“Miss, do I have to use my _____________strategy while I’m reading today?” Fill in the blank, dear teacher, because you know you can.
Collectively we’ve taught a million and one nifty strategies for kids to use when they read. Our intentions are admirable. We just want the readers in our care to understand what they’re reading.
Too bad that in the process of teaching kids ways to deepen their comprehension, we run the risk of destroying the love of reading.
Some teachers have an elaborate acronym for kids to use as they read. Each letter stands for some reading/thinking task and students are to annotate, underline or sketch as they read. The problem is that often the work of using the acronym bits way overshadows the reading. Kids are so busy with the meaning making work that they don’t actually get what they’re reading (or, God help us, enjoy the text).
Other teachers ask kids to complete a graphic organizer that assists them in capturing their thinking as they read. There’s even a rubric attached to the graphic organizer so that the student can score the maximum points allowed.
Hey, I’m guilty of using these strategies and so many more, but recently when planning a whole class novel unit with a 5th grade teacher, I was taken aback when he asked an interesting question.
“Could we try just letting kids read?”
His thinking was that his kids would have access to 2-3 questions before they began reading. The frontloading would allow them to read with intention so they’d be ready to discuss once they stopped reading. Several of his kids couldn’t access the text independently on their own so each day the whole class listened to an audiobook version of the novel as they read along in their own paperback version. After about 20 minutes of the read-aloud, kids gathered in groups of four to discuss the questions introduced at the start of class.
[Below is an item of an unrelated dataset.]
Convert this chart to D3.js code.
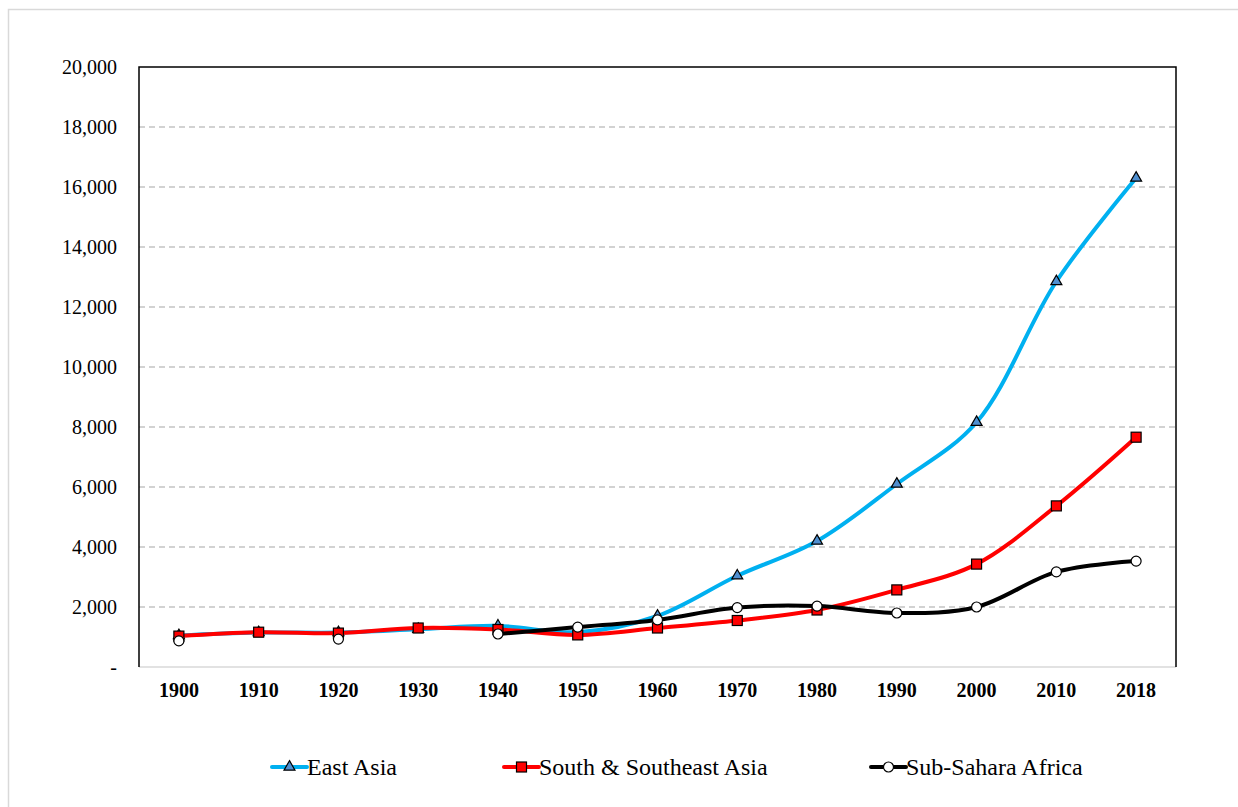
<!DOCTYPE html>
<html><head><meta charset="utf-8">
<script src="https://cdn.jsdelivr.net/npm/d3@7"></script>
<style>
body{margin:0;background:#fff}
svg{display:block}
svg text{font-family:"Liberation Serif","Times New Roman",Tinos,serif !important;}
</style>
</head><body><svg id="c" width="1238" height="807"></svg>
<script>
const years = ["1900","1910","1920","1930","1940","1950","1960","1970","1980","1990","2000","2010","2018"];
const eastAsia = [1050,1150,1150,1260,1370,1160,1700,3040,4200,6100,8160,12850,16300];
const southAsia = [1030,1160,1130,1300,1250,1070,1300,1550,1900,2570,3430,5370,7660];
const subSahara = [870,null,930,null,1100,1330,1570,1980,2030,1800,2000,3170,3530];
const yTicks = [0,2000,4000,6000,8000,10000,12000,14000,16000,18000,20000];
const seriesNames = ["East Asia","South & Southeast Asia","Sub-Sahara Africa"];

const svg = d3.select("#c");
const L=139,R=1176,T=67,B=667;
const x = d3.scaleBand().domain(years).range([L,R]);
const y = d3.scaleLinear().domain([0,20000]).range([B,T]);

svg.append("rect").attr("x",8.5).attr("y",9.5).attr("width",1240).attr("height",810)
  .attr("fill","none").attr("stroke","#d9d9d9").attr("stroke-width",1.5);

// gridlines
svg.append("g").selectAll("line").data(yTicks.filter(d=>d>0&&d<20000)).join("line")
  .attr("x1",L).attr("x2",R).attr("y1",d=>y(d)).attr("y2",d=>y(d))
  .attr("stroke","#a6a6a6").attr("stroke-width",1.2).attr("stroke-dasharray","6,4");

// y axis
const yAxis = d3.axisLeft(y).tickValues(yTicks).tickSize(0).tickPadding(22)
  .tickFormat(d=>d===0?"-":d3.format(",")(d));
const gy = svg.append("g").attr("transform",`translate(${L},0)`).call(yAxis);
gy.attr("font-family",null).attr("font-size",null);
gy.select(".domain").remove();
gy.selectAll("text").style("font-size","20px").attr("fill","#000");

// x axis
const xAxis = d3.axisBottom(x).tickSize(0).tickPadding(16);
const gx = svg.append("g").attr("transform",`translate(0,${B})`).call(xAxis);
gx.attr("font-family",null).attr("font-size",null);
gx.select(".domain").remove();
gx.selectAll("text").style("font-size","20px").style("font-weight","bold").attr("fill","#000");

// frame
svg.append("line").attr("x1",L).attr("x2",R).attr("y1",B).attr("y2",B).attr("stroke","#d9d9d9").attr("stroke-width",1.5);
svg.append("path").attr("d",`M${L},${B}V${T}H${R}V${B}`).attr("fill","none").attr("stroke","#000").attr("stroke-width",1.5);

const cx = d=>x(d)+x.bandwidth()/2;
const series = [
  {name:seriesNames[0],vals:eastAsia,color:"#00b0f0",marker:"tri"},
  {name:seriesNames[1],vals:southAsia,color:"#ff0000",marker:"sq"},
  {name:seriesNames[2],vals:subSahara,color:"#000000",marker:"circ"}
];
const line = d3.line().defined(d=>d.v!=null).x(d=>cx(d.k)).y(d=>y(d.v)).curve(d3.curveCatmullRom.alpha(0.5));

function drawMarker(g,type,px,py){
  if(type==="tri"){
    g.append("path").attr("d",d3.symbol(d3.symbolTriangle,52)()).attr("transform",`translate(${px},${py})`)
      .attr("fill","#4f8fd0").attr("stroke","#000").attr("stroke-width",1.2);
  } else if(type==="sq"){
    g.append("rect").attr("x",px-5).attr("y",py-5).attr("width",10).attr("height",10)
      .attr("fill","#ff0000").attr("stroke","#000").attr("stroke-width",1.2);
  } else {
    g.append("circle").attr("cx",px).attr("cy",py).attr("r",5)
      .attr("fill","#fff").attr("stroke","#000").attr("stroke-width",1.2);
  }
}

series.forEach(s=>{
  const data = years.map((k,i)=>({k,v:s.vals[i]}));
  const g = svg.append("g");
  g.append("path").attr("d",line(data)).attr("fill","none").attr("stroke",s.color).attr("stroke-width",4)
    .attr("stroke-linejoin","round").attr("stroke-linecap","round");
  data.filter(d=>d.v!=null).forEach(d=>drawMarker(g,s.marker,cx(d.k),y(d.v)));
});

// legend
const legX = [272,504,871];
const ly = 767;
series.forEach((s,i)=>{
  const g = svg.append("g");
  g.append("line").attr("x1",legX[i]).attr("x2",legX[i]+35).attr("y1",ly).attr("y2",ly)
    .attr("stroke",s.color).attr("stroke-width",4).attr("stroke-linecap","round");
  drawMarker(g,s.marker,legX[i]+17.5,ly);
  g.append("text").attr("x",legX[i]+35).attr("y",ly).attr("dy","0.35em")
    .style("font-size","24px").attr("fill","#000").text(s.name);
});
</script></body></html>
The teacher made his way around the room listening in and making notes on his clipboard as the groups discussed the text. When they came back together and shared with the whole group, he always began by exhorting them to start their sharing with the exact place where “the ideas live in the text.” It was impressive to hear the students start their statements about the discussion questions by telling their classmates which page and paragraph supported their assertions.
In the beginning, the kids struggled with thinking beyond the text. It seemed a lot easier for them to guess or “overconnect” with their own lives. Mr. D always ask them to go back to the text and consider the questions in light of precise ideas the author included in the text. He was patient with the students, but he didn’t entertain thoughts that were not aligned to the author’s work. Over the few weeks that the class made their way through the novel, their thinking became more complex, more layered and they seemed to become comfortable with considering the complicated ways the character was struggling with the internal conflict.
There were no worksheets, graphic organizers or acronym annotation tasks. Kids didn’t have to complete interactive notebook pages.
Every day they just read. And they talked.
And you know what? They still comprehended the text. They comprehended the text in deep and powerful ways.
Can we just let kids read?
Amen!
Do all teachers really read with a pencil in their hand and use that “fancy schmanzy” acronym in their own reading lives. If yes, then they also know that it is tedious, cumbersome and so unlike a REAL READER out in the wild.
Thanks for reminding us of the importance of READING!
I couldn’t agree more, Fran! Thanks for reading and responding.